I found his style to be very different from my own poetic endeavors, yet completely absorbing. Rhyme isn’t a characteristic of his poetry, just exquisite word choices that silkily spin a unique animated blend of anthropomorphism and its inverse. When he turns his pen to interesting characters of his childhood, we get pictures painted with objects:
“And there was
Hattie Farrington — a feather
drifting with the breeze;
drifting through the ironwork
of another battered day,
Now when a songbird
huddles on an bough,
and the immigrant wind
with its alien tongue coaxes
the bird to drop
a feather,
we think of
Hattie Farrington and say:
the softness of a feather
on the new snow was truly
Hattie’s way. Bless
the shape of this morning.”
When he turns his eye towards objects of the earth — barns, cups, fingers, cornstalks, hills, parsnips — a parade of people go marching by. Not just any people, but those with compellingly arresting features and character.
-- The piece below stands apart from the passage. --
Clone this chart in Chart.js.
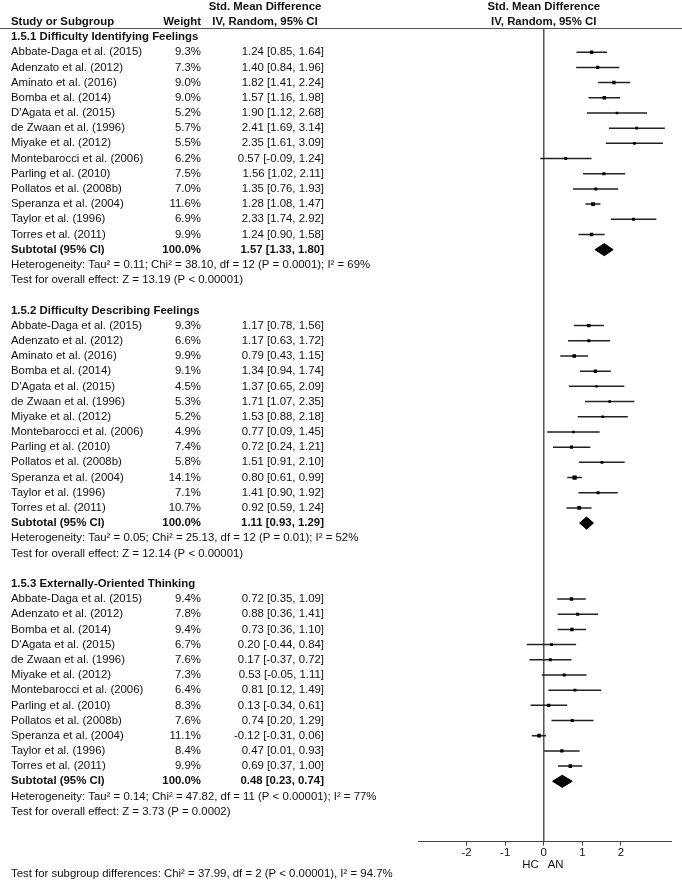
<!DOCTYPE html>
<html>
<head>
<meta charset="utf-8">
<script src="https://cdn.jsdelivr.net/npm/chart.js@4.4.1/dist/chart.umd.min.js"></script>
<style>
  body { margin: 0; background: #fff; }
  canvas { display: block; }
</style>
</head>
<body>
<canvas id="forestPlot" width="682" height="881"></canvas>
<script>
const groupTitles = ['1.5.1 Difficulty Identifying Feelings', '1.5.2 Difficulty Describing Feelings', '1.5.3 Externally-Oriented Thinking'];

const studies1 = ['Abbate-Daga et al. (2015)', 'Adenzato et al. (2012)', 'Aminato et al. (2016)', 'Bomba et al. (2014)', "D'Agata et al. (2015)", 'de Zwaan et al. (1996)', 'Miyake et al. (2012)', 'Montebarocci et al. (2006)', 'Parling et al. (2010)', 'Pollatos et al. (2008b)', 'Speranza et al. (2004)', 'Taylor et al. (1996)', 'Torres et al. (2011)'];
const weights1 = [9.3, 7.3, 9.0, 9.0, 5.2, 5.7, 5.5, 6.2, 7.5, 7.0, 11.6, 6.9, 9.9];
const smd1 = [1.24, 1.40, 1.82, 1.57, 1.90, 2.41, 2.35, 0.57, 1.56, 1.35, 1.28, 2.33, 1.24];
const lower1 = [0.85, 0.84, 1.41, 1.16, 1.12, 1.69, 1.61, -0.09, 1.02, 0.76, 1.08, 1.74, 0.90];
const upper1 = [1.64, 1.96, 2.24, 1.98, 2.68, 3.14, 3.09, 1.24, 2.11, 1.93, 1.47, 2.92, 1.58];

const studies2 = ['Abbate-Daga et al. (2015)', 'Adenzato et al. (2012)', 'Aminato et al. (2016)', 'Bomba et al. (2014)', "D'Agata et al. (2015)", 'de Zwaan et al. (1996)', 'Miyake et al. (2012)', 'Montebarocci et al. (2006)', 'Parling et al. (2010)', 'Pollatos et al. (2008b)', 'Speranza et al. (2004)', 'Taylor et al. (1996)', 'Torres et al. (2011)'];
const weights2 = [9.3, 6.6, 9.9, 9.1, 4.5, 5.3, 5.2, 4.9, 7.4, 5.8, 14.1, 7.1, 10.7];
const smd2 = [1.17, 1.17, 0.79, 1.34, 1.37, 1.71, 1.53, 0.77, 0.72, 1.51, 0.80, 1.41, 0.92];
const lower2 = [0.78, 0.63, 0.43, 0.94, 0.65, 1.07, 0.88, 0.09, 0.24, 0.91, 0.61, 0.90, 0.59];
const upper2 = [1.56, 1.72, 1.15, 1.74, 2.09, 2.35, 2.18, 1.45, 1.21, 2.10, 0.99, 1.92, 1.24];

const studies3 = ['Abbate-Daga et al. (2015)', 'Adenzato et al. (2012)', 'Bomba et al. (2014)', "D'Agata et al. (2015)", 'de Zwaan et al. (1996)', 'Miyake et al. (2012)', 'Montebarocci et al. (2006)', 'Parling et al. (2010)', 'Pollatos et al. (2008b)', 'Speranza et al. (2004)', 'Taylor et al. (1996)', 'Torres et al. (2011)'];
const weights3 = [9.4, 7.8, 9.4, 6.7, 7.6, 7.3, 6.4, 8.3, 7.6, 11.1, 8.4, 9.9];
const smd3 = [0.72, 0.88, 0.73, 0.20, 0.17, 0.53, 0.81, 0.13, 0.74, -0.12, 0.47, 0.69];
const lower3 = [0.35, 0.36, 0.36, -0.44, -0.37, -0.05, 0.12, -0.34, 0.20, -0.31, 0.01, 0.37];
const upper3 = [1.09, 1.41, 1.10, 0.84, 0.72, 1.11, 1.49, 0.61, 1.29, 0.06, 0.93, 1.00];

const subtotalSmd = [1.57, 1.11, 0.48];
const subtotalLower = [1.33, 0.93, 0.23];
const subtotalUpper = [1.80, 1.29, 0.74];

const heterogeneityNotes = [
  'Heterogeneity: Tau\u00b2 = 0.11; Chi\u00b2 = 38.10, df = 12 (P = 0.0001); I\u00b2 = 69%',
  'Heterogeneity: Tau\u00b2 = 0.05; Chi\u00b2 = 25.13, df = 12 (P = 0.01); I\u00b2 = 52%',
  'Heterogeneity: Tau\u00b2 = 0.14; Chi\u00b2 = 47.82, df = 11 (P < 0.00001); I\u00b2 = 77%'
];
const overallNotes = [
  'Test for overall effect: Z = 13.19 (P < 0.00001)',
  'Test for overall effect: Z = 12.14 (P < 0.00001)',
  'Test for overall effect: Z = 3.73 (P = 0.0002)'
];
const subgroupNote = 'Test for subgroup differences: Chi\u00b2 = 37.99, df = 2 (P < 0.00001), I\u00b2 = 94.7%';
const xTicks = [-2, -1, 0, 1, 2];

// layout
const fonte = 'Arial, "Liberation Sans", sans-serif';
const tamFonte = '11.4px ';
const linhaY0 = 37, alturaLinha = 15.19;
const topo = 28.5, eixoY = 841.5;
const yMin = (topo - linhaY0) / alturaLinha;
const yMax = (eixoY - linhaY0) / alturaLinha;
const meiaAltDiamante = 0.4;

const grupos = [
  { studies: studies1, weights: weights1, smd: smd1, lower: lower1, upper: upper1 },
  { studies: studies2, weights: weights2, smd: smd2, lower: lower2, upper: upper2 },
  { studies: studies3, weights: weights3, smd: smd3, lower: lower3, upper: upper3 }
];

function formataIC(est, lo, hi) {
  return est.toFixed(2) + ' [' + lo.toFixed(2) + ', ' + hi.toFixed(2) + ']';
}

const linhas = [];
const bigodes = [];
const quadrados = [];
const tamanhos = [];
const diamantes = [];
let row = 0;
grupos.forEach((g, gi) => {
  linhas.push({ row, name: groupTitles[gi], bold: true });
  row++;
  g.studies.forEach((s, i) => {
    linhas.push({ row, name: s, weight: g.weights[i].toFixed(1) + '%', ci: formataIC(g.smd[i], g.lower[i], g.upper[i]) });
    bigodes.push({ x: g.lower[i], y: row }, { x: g.upper[i], y: row }, { x: null, y: null });
    quadrados.push({ x: g.smd[i], y: row });
    // area do quadrado proporcional ao peso
    tamanhos.push(Math.sqrt(g.weights[i]) * 0.8);
    row++;
  });
  linhas.push({ row, name: 'Subtotal (95% CI)', weight: '100.0%', ci: formataIC(subtotalSmd[gi], subtotalLower[gi], subtotalUpper[gi]), bold: true });
  diamantes.push([
    { x: subtotalLower[gi], y: row },
    { x: subtotalSmd[gi], y: row - meiaAltDiamante },
    { x: subtotalUpper[gi], y: row },
    { x: subtotalSmd[gi], y: row + meiaAltDiamante },
    { x: subtotalLower[gi], y: row }
  ]);
  row++;
  linhas.push({ row, name: heterogeneityNotes[gi] });
  row++;
  linhas.push({ row, name: overallNotes[gi] });
  row += 2;
});

const textoTabela = {
  id: 'textoTabela',
  afterDraw(chart) {
    const ctx = chart.ctx;
    const ys = chart.scales.y;
    const xs = chart.scales.x;
    const area = chart.chartArea;
    ctx.save();
    ctx.strokeStyle = '#555';
    ctx.lineWidth = 1;
    ctx.beginPath();
    ctx.moveTo(0, area.top);
    ctx.lineTo(chart.width, area.top);
    ctx.stroke();

    ctx.fillStyle = '#111';
    ctx.textBaseline = 'middle';
    const escreve = (txt, x, r, align, bold) => {
      ctx.font = (bold ? 'bold ' : '') + tamFonte + fonte;
      ctx.textAlign = align;
      ctx.fillText(txt, x, ys.getPixelForValue(r));
    };
    const colCI = 265, centroPlot = xs.getPixelForValue(0);
    escreve('Std. Mean Difference', colCI, -2, 'center', true);
    escreve('Std. Mean Difference', centroPlot, -2, 'center', true);
    escreve('Study or Subgroup', 11, -1, 'left', true);
    escreve('Weight', 201, -1, 'right', true);
    escreve('IV, Random, 95% CI', colCI, -1, 'center', true);
    escreve('IV, Random, 95% CI', centroPlot, -1, 'center', true);

    linhas.forEach(l => {
      escreve(l.name, 11, l.row, 'left', l.bold);
      if (l.weight) escreve(l.weight, 201, l.row, 'right', l.bold);
      if (l.ci) escreve(l.ci, 324, l.row, 'right', l.bold);
    });
    escreve(subgroupNote, 11, 55.1, 'left', false);

    ctx.font = tamFonte + fonte;
    ctx.textAlign = 'right';
    ctx.fillText('HC', centroPlot - 5, area.bottom + 23.5);
    ctx.textAlign = 'left';
    ctx.fillText('AN', centroPlot + 4, area.bottom + 23.5);
    ctx.restore();
  }
};

const datasets = [];
diamantes.forEach(d => {
  datasets.push({ type: 'line', data: d, borderColor: '#000', borderWidth: 1, backgroundColor: '#000', fill: 'shape', pointRadius: 0, tension: 0 });
});
datasets.push({ type: 'scatter', data: quadrados, pointStyle: 'rect', pointRadius: tamanhos, backgroundColor: '#000', borderWidth: 0 });
datasets.push({ type: 'line', data: bigodes, borderColor: '#222', borderWidth: 1.5, pointRadius: 0, spanGaps: false });
datasets.push({ type: 'line', data: [{ x: 0, y: yMin }, { x: 0, y: yMax }], borderColor: '#555', borderWidth: 1, pointRadius: 0 });

const grafico = new Chart(document.getElementById('forestPlot'), {
  type: 'scatter',
  data: { datasets },
  options: {
    responsive: false,
    animation: false,
    devicePixelRatio: 1,
    layout: { padding: { left: 418, right: 11, top: topo, bottom: 0 } },
    plugins: { legend: { display: false }, tooltip: { enabled: false } },
    scales: {
      x: {
        type: 'linear',
        min: -3.26,
        max: 3.3,
        grid: { drawOnChartArea: false, drawTicks: true, tickLength: 4, color: '#444' },
        border: { display: true, color: '#444', width: 1 },
        ticks: { color: '#111', padding: 1, font: { size: 11.4, family: fonte } },
        afterBuildTicks: s => { s.ticks = xTicks.map(v => ({ value: v })); },
        afterFit: s => { s.height = 881 - eixoY; }
      },
      y: { type: 'linear', reverse: true, min: yMin, max: yMax, display: false }
    }
  },
  plugins: [textoTabela]
});
</script>
</body>
</html>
Consider his take on cabbages:
“These are the hard-
headed sentries of Gurney’s
militia—a squad
of ruffians in bivouac
all summer.
Though they
meet the reveille of
the sun with their britches
rumpled and with the smell
of sauerkraut upon
their breath, they are
more soldierly than radish
or cauliflower.
They won’t
be softened by the first
white thrust of bayoneting frost.
But they are vulnerable
In the war of hunger.
Too easily outflanked and gnawed
by marauders, they still
carry on. Heroes
every one. And versatile
as Swiss chard.”
C. J. has an incisively sensitive eye for the details that would never be cataloged by most of us. He has a deft way of bringing them to our attention that is pleasing and intriguing, reflecting a delightful mix of the New England provincial and European erudition. I am happy to recommend this work to anyone who would like to enjoy an evening — or years — of very remarkable poetic accomplishment.